Today's first reading from the Acts of the Apostles describes the first community of believers. They are really the first parish founded by the apostles. As Saint Luke describes it, it is a community marked by deep love for one another. They shared everything they had so that none of them went hungry or homeless. Though the community of believers was experiencing rapid growth, no one was lost in the crowd or left out. All shared a sense of belonging and friendship because of their common faith in the Risen Lord.

In today's world, people long for community and to belong. Many of us live far from our extended families and childhood friends. Our work schedules and the technologies that surround us increasingly isolate us. We do not want to be another face in the crowd. We want to belong. We want to be missed when we don't show up. We want to be known and loved. This lonely world so often makes it difficult for people to believe and trust in a good God.

If we, as disciples of Christ, are going to effectively spread the good news of his resurrection, then we must be a people marked by love as were the first community of believers. As a parish united by faith, we are called to welcome each other, to take care of each other and to testify to one another about the power of God at work in our lives. Most people come to know and believe in God by meeting someone who is filled with God's love. God wants to make this parish a family where people encounter his love and become convinced that he is real because of the goodness of our lives.

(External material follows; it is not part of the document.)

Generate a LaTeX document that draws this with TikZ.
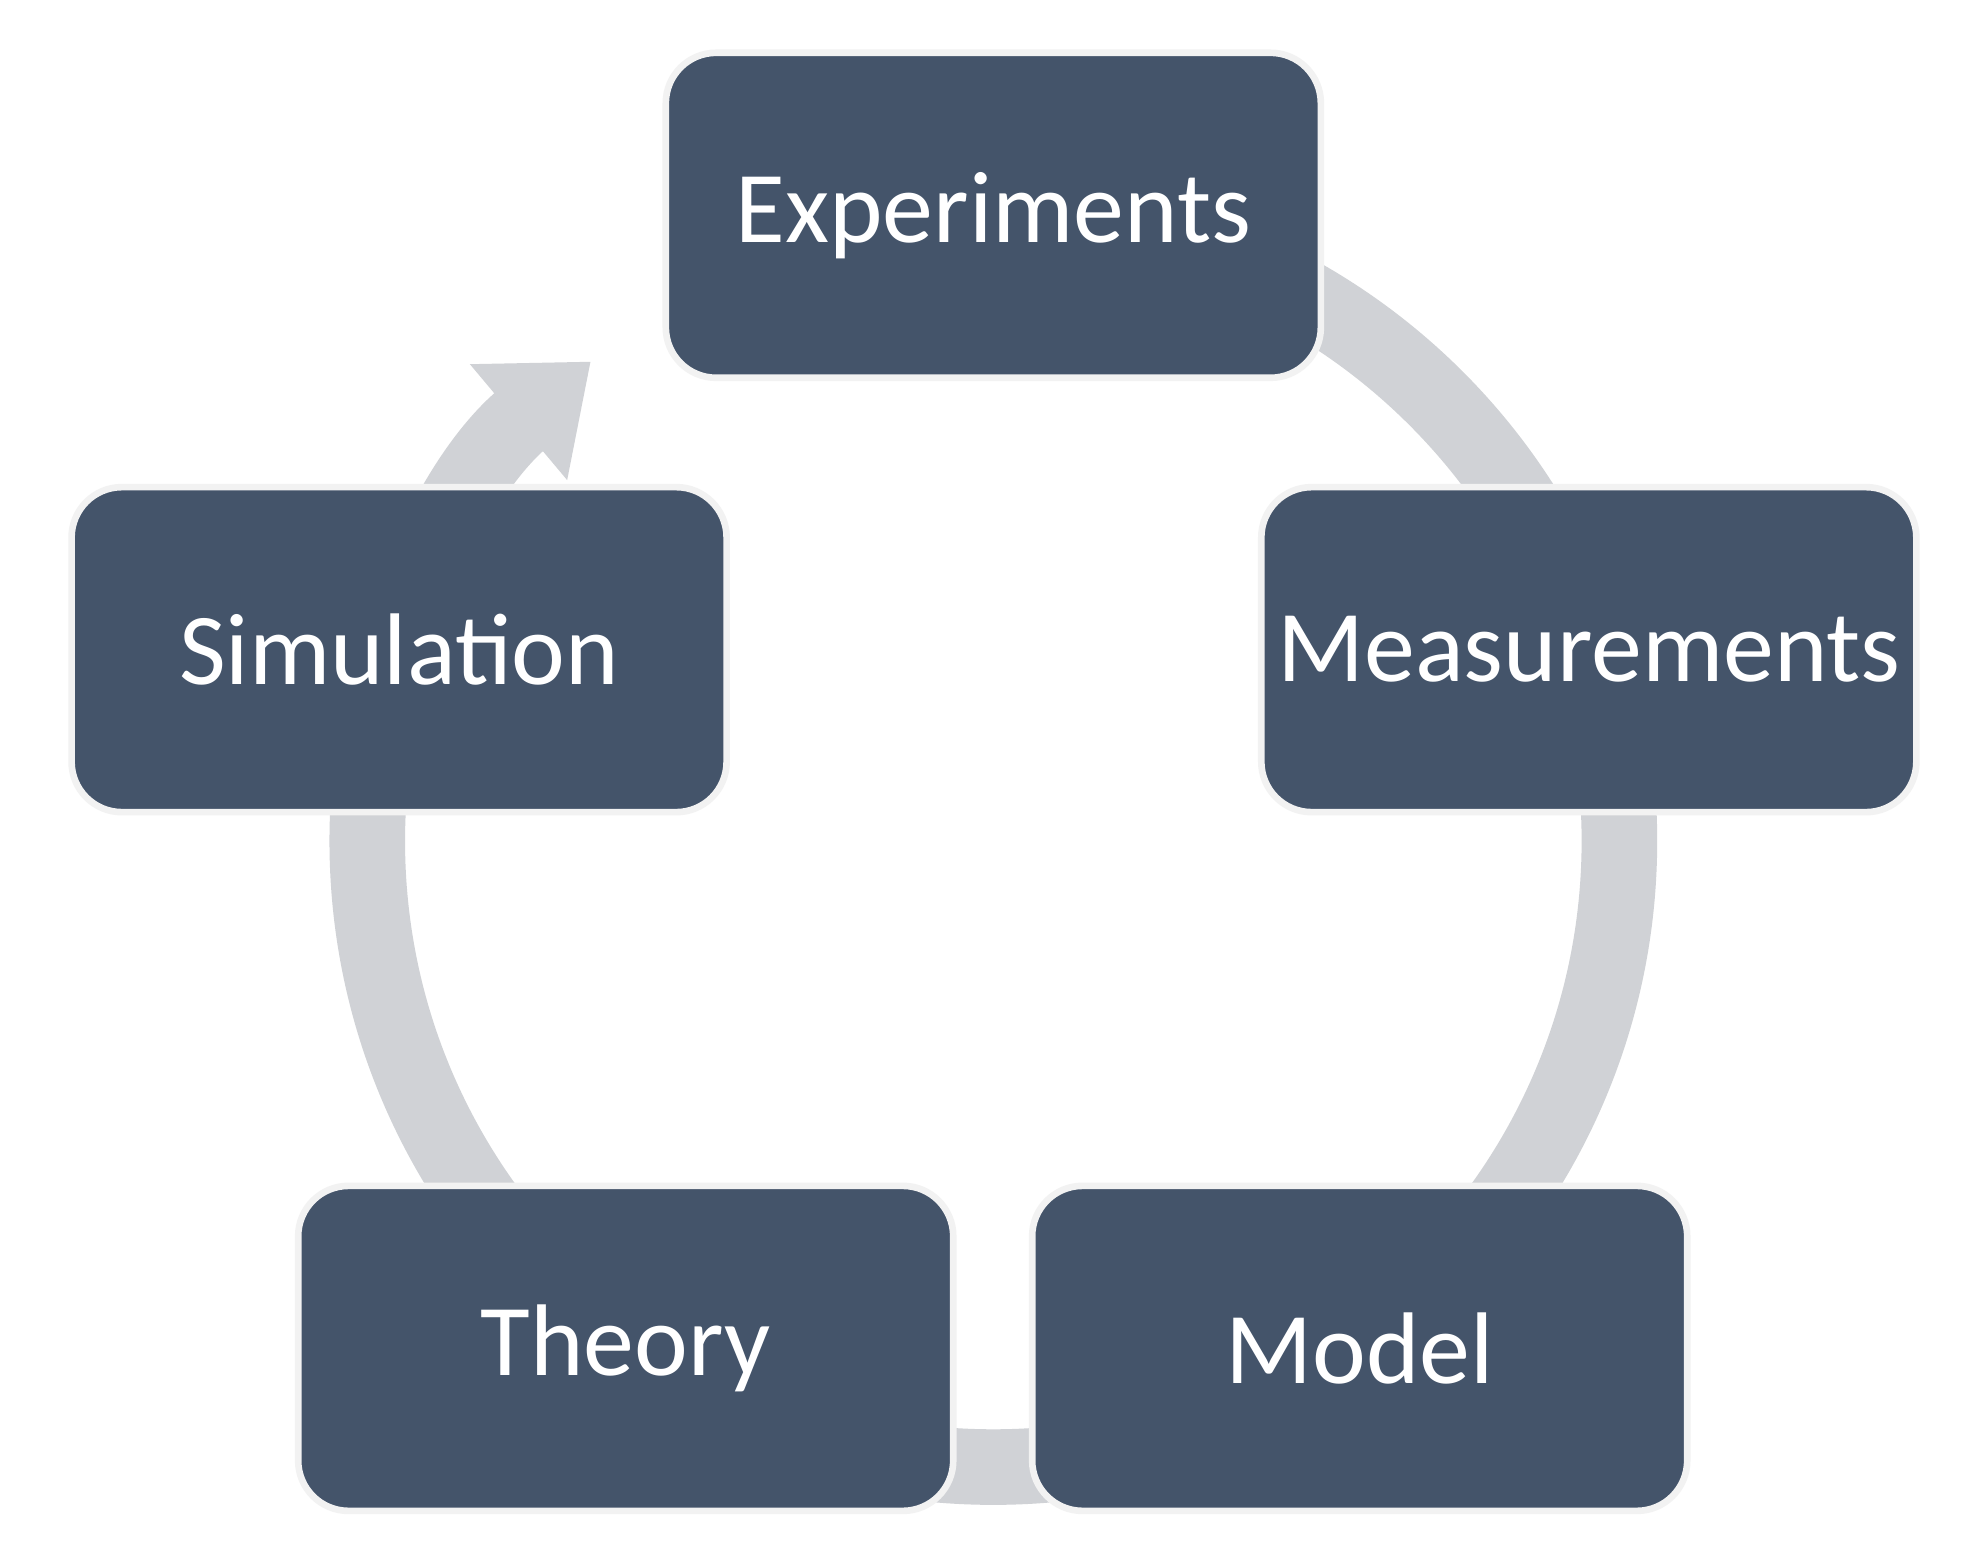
\documentclass[tikz,border=0pt]{standalone}
\usepackage{fontspec}
\setmainfont{Carlito}
\usetikzlibrary{arrows.meta}
\definecolor{boxc}{HTML}{44546A}
\definecolor{ringc}{HTML}{D0D2D6}
\begin{document}
\begin{tikzpicture}[x=0.01cm,y=-0.01cm,
  box/.style={draw=white!90!gray,line width=1.5pt,fill=boxc,rounded corners=0.4cm,minimum width=5.2cm,minimum height=2.58cm,text=white,font=\fontsize{23}{26}\selectfont}]
\useasboundingbox (0,0) rectangle (1560,1239);
\fill[white] (0,0) rectangle (1560,1239);
\coordinate (c) at (789,668);
\draw[ringc,line width=0.6cm,-{Triangle[width=1.15cm,length=0.75cm]}] ([shift={(90:4.97cm)}]c) arc[start angle=90,end angle=-230,radius=4.97cm];
\node[box] (exp) at (789,171) {Experiments};
\node[box] (mea) at (1262,516) {Measurements};
\node[box] (mod) at (1080,1071) {Model};
\node[box] (the) at (497,1071) {Theory};
\node[box] (sim) at (317,516) {Simulation};
\end{tikzpicture}
\end{document}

Up to this point we have been discussing those who are searching for God who do not come to Mass. But what about those here today who are themselves searching? What about us when we have doubts and question our faith? For those of us who continue to question and even doubt, we have a great friend in Saint Thomas. As the gospel tells us, Thomas was not present the first time that Jesus appeared to the disciples. When the disciples told him that the Lord was alive, he refused to believe. Thomas could have left the other disciples to head back to his hometown to resume the life he had before Jesus called him. Believing that Jesus was dead, he could have abandoned his faith altogether. But despite his doubts, Thomas continued to stay with the other apostles. And because he decided to stay rather than to leave, he was able to see the Risen Lord for himself.

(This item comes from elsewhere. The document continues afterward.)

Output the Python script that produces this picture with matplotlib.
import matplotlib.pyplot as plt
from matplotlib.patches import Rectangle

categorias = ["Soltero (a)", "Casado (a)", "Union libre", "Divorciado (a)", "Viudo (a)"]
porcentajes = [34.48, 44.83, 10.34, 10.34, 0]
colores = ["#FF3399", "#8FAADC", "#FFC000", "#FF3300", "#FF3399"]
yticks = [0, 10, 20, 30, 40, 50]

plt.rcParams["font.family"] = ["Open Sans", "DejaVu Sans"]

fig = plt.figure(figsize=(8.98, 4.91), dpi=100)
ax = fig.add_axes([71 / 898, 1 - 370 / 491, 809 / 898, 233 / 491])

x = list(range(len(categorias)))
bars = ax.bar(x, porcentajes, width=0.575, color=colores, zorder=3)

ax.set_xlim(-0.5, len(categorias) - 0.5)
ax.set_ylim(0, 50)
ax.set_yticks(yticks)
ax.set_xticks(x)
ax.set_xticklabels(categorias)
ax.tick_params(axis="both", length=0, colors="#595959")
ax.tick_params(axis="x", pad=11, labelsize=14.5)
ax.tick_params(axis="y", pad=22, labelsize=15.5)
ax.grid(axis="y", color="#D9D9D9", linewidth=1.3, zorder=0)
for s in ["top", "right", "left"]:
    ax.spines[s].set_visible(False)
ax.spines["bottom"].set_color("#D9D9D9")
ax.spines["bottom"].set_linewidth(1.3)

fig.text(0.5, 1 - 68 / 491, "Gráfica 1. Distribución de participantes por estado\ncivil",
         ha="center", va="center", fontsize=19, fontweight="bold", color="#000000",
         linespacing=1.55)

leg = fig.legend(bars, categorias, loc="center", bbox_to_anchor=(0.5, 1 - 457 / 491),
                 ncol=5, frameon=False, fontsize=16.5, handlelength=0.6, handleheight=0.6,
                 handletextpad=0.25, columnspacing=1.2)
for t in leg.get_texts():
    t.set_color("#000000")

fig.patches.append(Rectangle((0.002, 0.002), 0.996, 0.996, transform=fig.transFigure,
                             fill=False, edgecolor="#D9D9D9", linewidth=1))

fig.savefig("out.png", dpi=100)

Thomas has much to teach us. There are times when we doubt and question our faith. At those times we are tempted to stop going to Mass or to leave the Church altogether. We might say to ourselves, "What's the use? I'm not being fed, and my prayers are not being answered." But we need to keep showing up to the Eucharist just as Thomas kept showing up at the upper room. It might not be today, it might not be next week, but when Jesus is ready, he is going to reveal himself to us as he revealed himself to Thomas. We are going to hear the word which will answer the questions we have. In a time of quiet, something we have been struggling with will all of a sudden make sense. If we are going to find the answers we are searching for, then it will be here, in this place, among God's people and at the altar where bread and wine will become for us the Body and Blood of Christ.

Asking questions and looking for answers are part of what it means to be human. God created us to be individuals who seek meaning and truth. While he put the questions in our hearts, he also provided an answer in his Son. Whatever it is we may seek - love, truth, meaning, purpose - it can all be found in Christ. And Christ can be found here. As it turns out, he is seeking us. No matter how tightly we may have closed the doors of our minds and hearts out of fear and doubt, he will reveal himself to us and offer us his gift of peace. Then we will know why we have been created and what our purpose on this earth is - to live with him forever in heaven.

1 comment:

judie said...

I got shocked and depressed when I learned that there is this group in London who made an advert and put it on the buses with the line: There is probably no God. It's really sad to know that they are doing this stuff. In lieu of this, I'd like to share this interview of Maria Simma, an Austrian mystic, who was frequently visited by Souls from Purgatory. This interview was done by Sister Emmanuel Maillard, a French nun known for her apostolate in favor of the Apparitions of Our Lady in Medjugorje. It also tells us the importance of suffering while we're still here on earth.

Q: Maria, can you now tell us what are the most effective means to help deliver the souls in Purgatory?

A: The most efficient means is the Mass.

Q: Why the Mass?

A: Because it is Christ who offers Himself out of love for us. It is the offering of Christ Himself to God, the most beautiful offering. The priest is God's representative, but it is God Himself who offers Himself and sacrifices Himself for us. The efficacy of the Mass for the deceased is even greater for those who attached great value to the Mass during their lives. If they attended Mass and prayed with all their hearts, if they went to Mass on weekdays — according to their time available — they drew great profit from Masses celebrated for them. Here, too, one harvests what one has sown.

A soul in Purgatory sees very clearly on the day of his funeral if we really pray for him, or if we have simply made an act of presence to show we were there. The poor souls say that tears are no good for them: only prayer! Often they complain that people go to a funeral without addressing a single prayer to God, while shedding many tears; this is useless!

Earthly sufferings

There is another means, very powerful, to help the poor souls: the offering of our sufferings, our penances, such as fasting, renunciations, etc., — and of course, involuntary suffering, like illness or mourning.

Q: But often, the suffering in our lives leads us to rebellion, and we have great difficulty in accepting and living it. How can we live suffering so that it bears fruit?

A: Sufferings are the greatest proof of the love of God, and if we offer them well, they can win many souls.

Q: But how can we welcome suffering as a gift, and not as a punishment (as we often do), as a chastisement?

A: We must give everything to Our Lady. She is the one who knows best who needs such and such an offering in order to be saved.

We should not always consider sufferings as a punishment. It can be accepted as expiation not only for ourselves, but above all for others. Christ was innocence itself, and He suffered the most for the expiation of our sins. Only in Heaven will we know all that we have obtained by suffering with patience in union with the sufferings of Christ.

Q: But some would say that just one life is not enough to know God and to have the time to be really converted, that it isn't fair. What would you reply to them?

A: All people have an interior Faith (conscience); even if they do not practice, they recognize God implicitly. Someone who does not believe — that doesn't exist! Each soul has a conscience to recognize good and evil, a conscience given by God, an inner knowledge — in different degrees, of course, but each one knows how to discern good from evil. With this conscience, each soul can become blessed.